■ WHAT IS ASKED
Drop every picture, then transcribe the remaining data exactly.

■ DATASET CONTENT
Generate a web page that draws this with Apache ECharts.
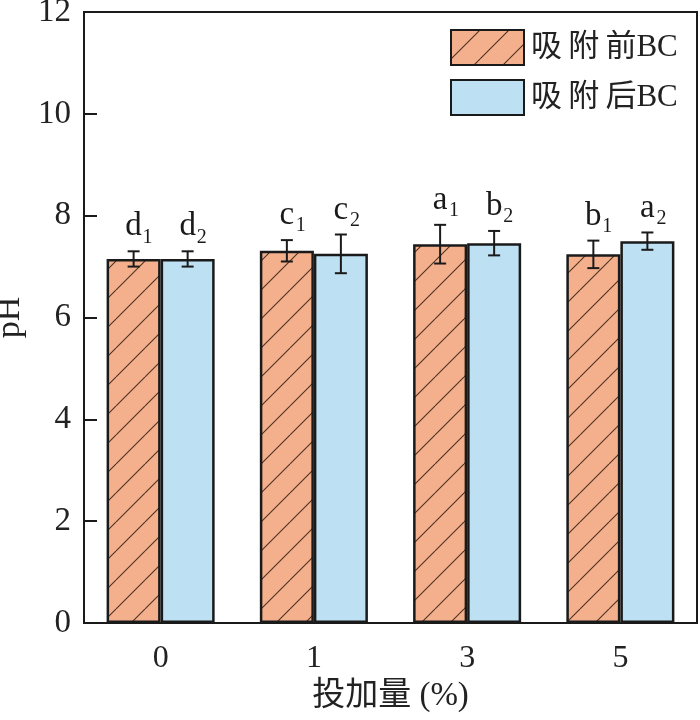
<!DOCTYPE html>
<html>
<head>
<meta charset="utf-8">
<script src="https://cdn.jsdelivr.net/npm/echarts@6/dist/echarts.min.js"></script>
<style>html,body{margin:0;padding:0;background:#fff;}#c{width:700px;height:720px;}</style>
</head>
<body>
<div id="c"></div>
<script>
const categories = ['0', '1', '3', '5'];
const beforeValues = [7.15, 7.31, 7.44, 7.24];
const beforeErrors = [0.15, 0.21, 0.38, 0.27];
const beforeLetters = ['d', 'c', 'a', 'b'];
const beforeSubs = ['1', '1', '1', '1'];
const afterValues = [7.15, 7.25, 7.46, 7.50];
const afterErrors = [0.15, 0.38, 0.24, 0.17];
const afterLetters = ['d', 'c', 'b', 'a'];
const afterSubs = ['2', '2', '2', '2'];
const yTicks = [0, 2, 4, 6, 8, 10, 12];
const seriesNames = ['吸附前BC', '吸附后BC'];

const SERIF = '"Liberation Serif", "Times New Roman", serif';
const CJK = '"Liberation Serif", "Noto Sans CJK SC", serif';
const ORANGE = '#F4B08C';
const BLUE = '#BDE0F3';
const GAP = 0.295;

function hatch() {
  const s = 29;
  const cv = document.createElement('canvas');
  cv.width = s; cv.height = s;
  const ctx = cv.getContext('2d');
  ctx.fillStyle = ORANGE;
  ctx.fillRect(0, 0, s, s);
  ctx.strokeStyle = '#4a3022';
  ctx.lineWidth = 1.1;
  [[-s, 0], [0, 0], [s, 0]].forEach(function (o) {
    ctx.beginPath();
    ctx.moveTo(o[0], s);
    ctx.lineTo(o[0] + s, 0);
    ctx.stroke();
  });
  return { image: cv, repeat: 'repeat' };
}

function errSeries(side, vals, errs, letters, subs) {
  return {
    type: 'custom',
    z: 5,
    silent: true,
    data: categories.map(function (c, i) { return [i, vals[i], errs[i]]; }),
    renderItem: function (params, api) {
      const i = api.value(0), v = api.value(1), e = api.value(2);
      const band = api.size([1, 0])[0];
      const bw = band * (1 - GAP) / 2;
      const cx = api.coord([i, v])[0] + side * bw / 2;
      const top = api.coord([i, v + e])[1];
      const bot = api.coord([i, v - e])[1];
      const cap = 6;
      const st = { stroke: '#1a1a1a', lineWidth: 2 };
      return {
        type: 'group',
        children: [
          { type: 'line', shape: { x1: cx, y1: top, x2: cx, y2: bot }, style: st },
          { type: 'line', shape: { x1: cx - cap, y1: top, x2: cx + cap, y2: top }, style: st },
          { type: 'line', shape: { x1: cx - cap, y1: bot, x2: cx + cap, y2: bot }, style: st },
          { type: 'text', x: cx, y: top - 8, style: { text: letters[i], font: '33px ' + SERIF, fill: '#1a1a1a', align: 'center', verticalAlign: 'bottom' } },
          { type: 'text', x: cx + 9, y: top - 4, style: { text: subs[i], font: '20px ' + SERIF, fill: '#1a1a1a', align: 'left', verticalAlign: 'bottom' } }
        ]
      };
    }
  };
}

const chart = echarts.init(document.getElementById('c'), null, { renderer: 'canvas' });
chart.setOption({
  animation: false,
  backgroundColor: '#fff',
  grid: { left: 84, right: 3, top: 12, bottom: 97, containLabel: false, outerBoundsMode: 'none', show: true, borderColor: '#1a1a1a', borderWidth: 2 },
  legend: {
    orient: 'vertical', left: 445, top: 24, icon: 'rect',
    itemWidth: 73, itemHeight: 35, itemGap: 13,
    data: seriesNames,
    formatter: function (n) { return n.slice(0, 3).split('').join('\u2009') + n.slice(3); },
    textStyle: { fontFamily: CJK, fontSize: 31, color: '#222', padding: [0, 0, 0, 2] }
  },
  xAxis: {
    type: 'category', data: categories,
    axisLine: { lineStyle: { color: '#1a1a1a', width: 2 } },
    axisTick: { show: false },
    axisLabel: { fontFamily: SERIF, fontSize: 32, color: '#222', margin: 20 },
    name: '投加量 (%)', nameLocation: 'middle', nameGap: 52,
    nameTextStyle: { fontFamily: CJK, fontSize: 33, color: '#222' }
  },
  yAxis: {
    type: 'value', min: yTicks[0], max: yTicks[yTicks.length - 1], interval: 2,
    axisLine: { show: true, lineStyle: { color: '#1a1a1a', width: 2 } },
    axisTick: { show: true, inside: true, length: 13, lineStyle: { color: '#1a1a1a', width: 2 } },
    splitLine: { show: false },
    axisLabel: { fontFamily: SERIF, fontSize: 33, color: '#222', margin: 13 },
    name: 'pH', nameLocation: 'middle', nameGap: 44, nameRotate: 90,
    nameTextStyle: { fontFamily: SERIF, fontSize: 34, color: '#222' }
  },
  series: [
    {
      name: seriesNames[0], type: 'bar', data: beforeValues,
      barGap: '0%', barCategoryGap: (GAP * 100) + '%',
      itemStyle: { color: hatch(), borderColor: '#1a1a1a', borderWidth: 2.5 }
    },
    {
      name: seriesNames[1], type: 'bar', data: afterValues,
      itemStyle: { color: BLUE, borderColor: '#1a1a1a', borderWidth: 2.5 }
    },
    errSeries(-1, beforeValues, beforeErrors, beforeLetters, beforeSubs),
    errSeries(1, afterValues, afterErrors, afterLetters, afterSubs)
  ]
});
</script>
</body>
</html>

■ ANSWER TO THIS PROBLEM
Generate a web page that draws this with Apache ECharts.
<!DOCTYPE html>
<html>
<head>
<meta charset="utf-8">
<script src="https://cdn.jsdelivr.net/npm/echarts@6/dist/echarts.min.js"></script>
<style>html,body{margin:0;padding:0;background:#fff;}#c{width:700px;height:720px;}</style>
</head>
<body>
<div id="c"></div>
<script>
const categories = ['0', '1', '3', '5'];
const beforeValues = [7.15, 7.31, 7.44, 7.24];
const beforeErrors = [0.15, 0.21, 0.38, 0.27];
const beforeLetters = ['d', 'c', 'a', 'b'];
const beforeSubs = ['1', '1', '1', '1'];
const afterValues = [7.15, 7.25, 7.46, 7.50];
const afterErrors = [0.15, 0.38, 0.24, 0.17];
const afterLetters = ['d', 'c', 'b', 'a'];
const afterSubs = ['2', '2', '2', '2'];
const yTicks = [0, 2, 4, 6, 8, 10, 12];
const seriesNames = ['吸附前BC', '吸附后BC'];

const SERIF = '"Liberation Serif", "Times New Roman", serif';
const CJK = '"Liberation Serif", "Noto Sans CJK SC", serif';
const ORANGE = '#F4B08C';
const BLUE = '#BDE0F3';
const GAP = 0.295;

function hatch() {
  const s = 29;
  const cv = document.createElement('canvas');
  cv.width = s; cv.height = s;
  const ctx = cv.getContext('2d');
  ctx.fillStyle = ORANGE;
  ctx.fillRect(0, 0, s, s);
  ctx.strokeStyle = '#4a3022';
  ctx.lineWidth = 1.1;
  [[-s, 0], [0, 0], [s, 0]].forEach(function (o) {
    ctx.beginPath();
    ctx.moveTo(o[0], s);
    ctx.lineTo(o[0] + s, 0);
    ctx.stroke();
  });
  return { image: cv, repeat: 'repeat' };
}

function errSeries(side, vals, errs, letters, subs) {
  return {
    type: 'custom',
    z: 5,
    silent: true,
    data: categories.map(function (c, i) { return [i, vals[i], errs[i]]; }),
    renderItem: function (params, api) {
      const i = api.value(0), v = api.value(1), e = api.value(2);
      const band = api.size([1, 0])[0];
      const bw = band * (1 - GAP) / 2;
      const cx = api.coord([i, v])[0] + side * bw / 2;
      const top = api.coord([i, v + e])[1];
      const bot = api.coord([i, v - e])[1];
      const cap = 6;
      const st = { stroke: '#1a1a1a', lineWidth: 2 };
      return {
        type: 'group',
        children: [
          { type: 'line', shape: { x1: cx, y1: top, x2: cx, y2: bot }, style: st },
          { type: 'line', shape: { x1: cx - cap, y1: top, x2: cx + cap, y2: top }, style: st },
          { type: 'line', shape: { x1: cx - cap, y1: bot, x2: cx + cap, y2: bot }, style: st },
          { type: 'text', x: cx, y: top - 8, style: { text: letters[i], font: '33px ' + SERIF, fill: '#1a1a1a', align: 'center', verticalAlign: 'bottom' } },
          { type: 'text', x: cx + 9, y: top - 4, style: { text: subs[i], font: '20px ' + SERIF, fill: '#1a1a1a', align: 'left', verticalAlign: 'bottom' } }
        ]
      };
    }
  };
}

const chart = echarts.init(document.getElementById('c'), null, { renderer: 'canvas' });
chart.setOption({
  animation: false,
  backgroundColor: '#fff',
  grid: { left: 84, right: 3, top: 12, bottom: 97, containLabel: false, outerBoundsMode: 'none', show: true, borderColor: '#1a1a1a', borderWidth: 2 },
  legend: {
    orient: 'vertical', left: 445, top: 24, icon: 'rect',
    itemWidth: 73, itemHeight: 35, itemGap: 13,
    data: seriesNames,
    formatter: function (n) { return n.slice(0, 3).split('').join('\u2009') + n.slice(3); },
    textStyle: { fontFamily: CJK, fontSize: 31, color: '#222', padding: [0, 0, 0, 2] }
  },
  xAxis: {
    type: 'category', data: categories,
    axisLine: { lineStyle: { color: '#1a1a1a', width: 2 } },
    axisTick: { show: false },
    axisLabel: { fontFamily: SERIF, fontSize: 32, color: '#222', margin: 20 },
    name: '投加量 (%)', nameLocation: 'middle', nameGap: 52,
    nameTextStyle: { fontFamily: CJK, fontSize: 33, color: '#222' }
  },
  yAxis: {
    type: 'value', min: yTicks[0], max: yTicks[yTicks.length - 1], interval: 2,
    axisLine: { show: true, lineStyle: { color: '#1a1a1a', width: 2 } },
    axisTick: { show: true, inside: true, length: 13, lineStyle: { color: '#1a1a1a', width: 2 } },
    splitLine: { show: false },
    axisLabel: { fontFamily: SERIF, fontSize: 33, color: '#222', margin: 13 },
    name: 'pH', nameLocation: 'middle', nameGap: 44, nameRotate: 90,
    nameTextStyle: { fontFamily: SERIF, fontSize: 34, color: '#222' }
  },
  series: [
    {
      name: seriesNames[0], type: 'bar', data: beforeValues,
      barGap: '0%', barCategoryGap: (GAP * 100) + '%',
      itemStyle: { color: hatch(), borderColor: '#1a1a1a', borderWidth: 2.5 }
    },
    {
      name: seriesNames[1], type: 'bar', data: afterValues,
      itemStyle: { color: BLUE, borderColor: '#1a1a1a', borderWidth: 2.5 }
    },
    errSeries(-1, beforeValues, beforeErrors, beforeLetters, beforeSubs),
    errSeries(1, afterValues, afterErrors, afterLetters, afterSubs)
  ]
});
</script>
</body>
</html>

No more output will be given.